Team USA’s 39 golds surpasses the totals it managed at five of the previous eight Summer Games and marks the 11th-most golds it has won at a Summer Olympics.

The USA also topped the standings at Tokyo 2020 for the most overall medals with 113 (41 silver and 33 bronze), making this the Americans’ second-most-successful Olympics since Los Angeles in 1984. (They won 121 at the 2016 Games in Rio de Janeiro.)

Host Japan finished in third place with 27 gold medals, while Great Britain was fourth (22). The U.S.’s 113 total medals were 25 ahead of China, with the ROC in third at 71 and Great Britain in fourth with 65.

Despite waning enthusiasm around the world for hosting the Olympics, French organizers are bullish that Paris 2024 will be a major success.

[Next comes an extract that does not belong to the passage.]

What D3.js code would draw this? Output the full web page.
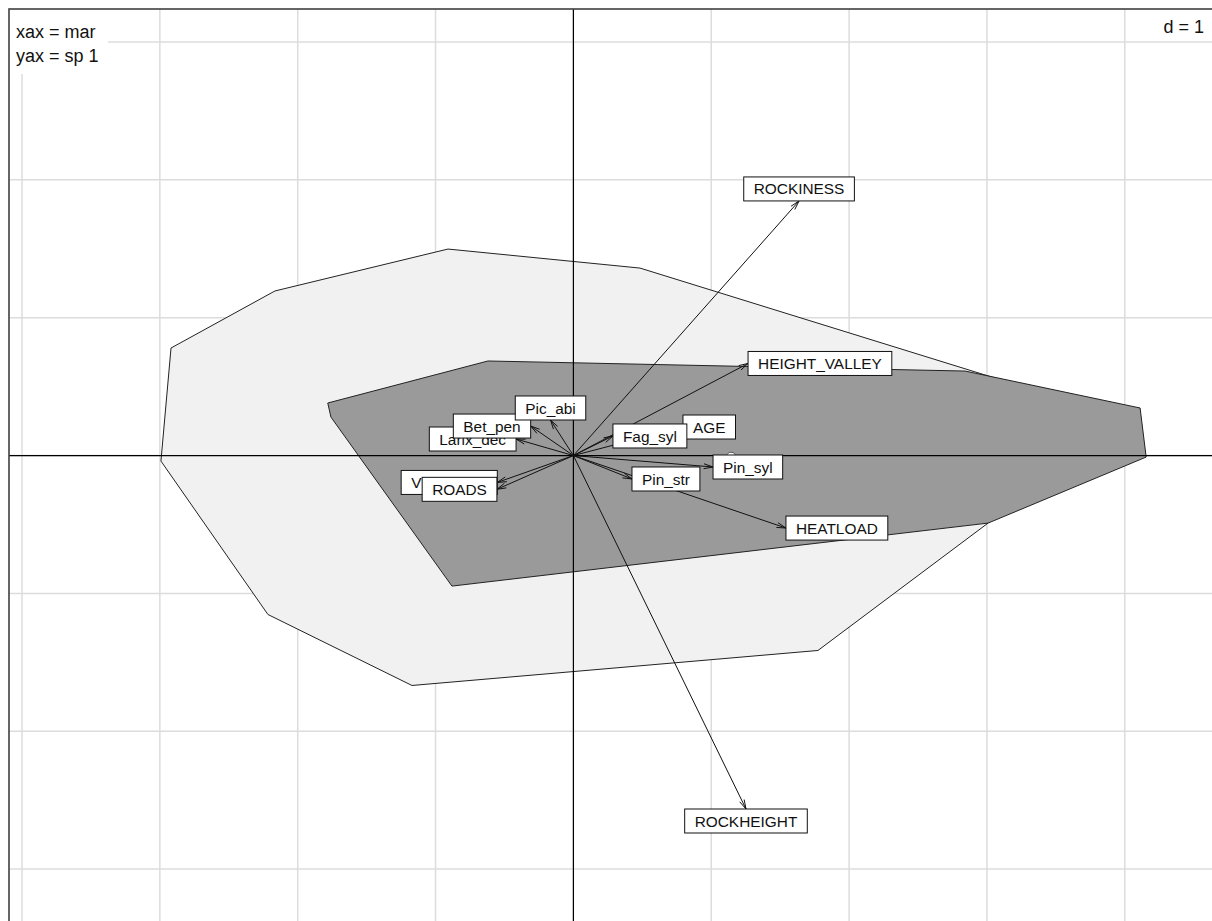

French President Emmanuel Macron recited the Olympic motto on Sunday from atop the Eiffel Tower and then declared “We are ready!” as Paris Mayor Anne Hidalgo accepted the Olympic flag in Japan during an official handover from Tokyo.

French officials are confident the 2024 Games will have Olympic naysayers eating their words. That’s thanks to the city’s abundance of existing first-class venues, coupled with the organizers’ request for a comparatively modest €7.3 billion estimated budget.

Of that, just €1 billion is set to come from taxpayers, the rest from private funding and ticket sales.

The Tokyo event cost between $22 billion and $28 billion — dwarfing an initial projection of $7.3 billion, a figure ominously in line with the current Paris budget estimate.

The Japanese overspend follows a pattern of host cities blowing past their budget on delivering the Olympics, while leaving white elephant stadia — notably in Athens and Rio de Janeiro — in their wake.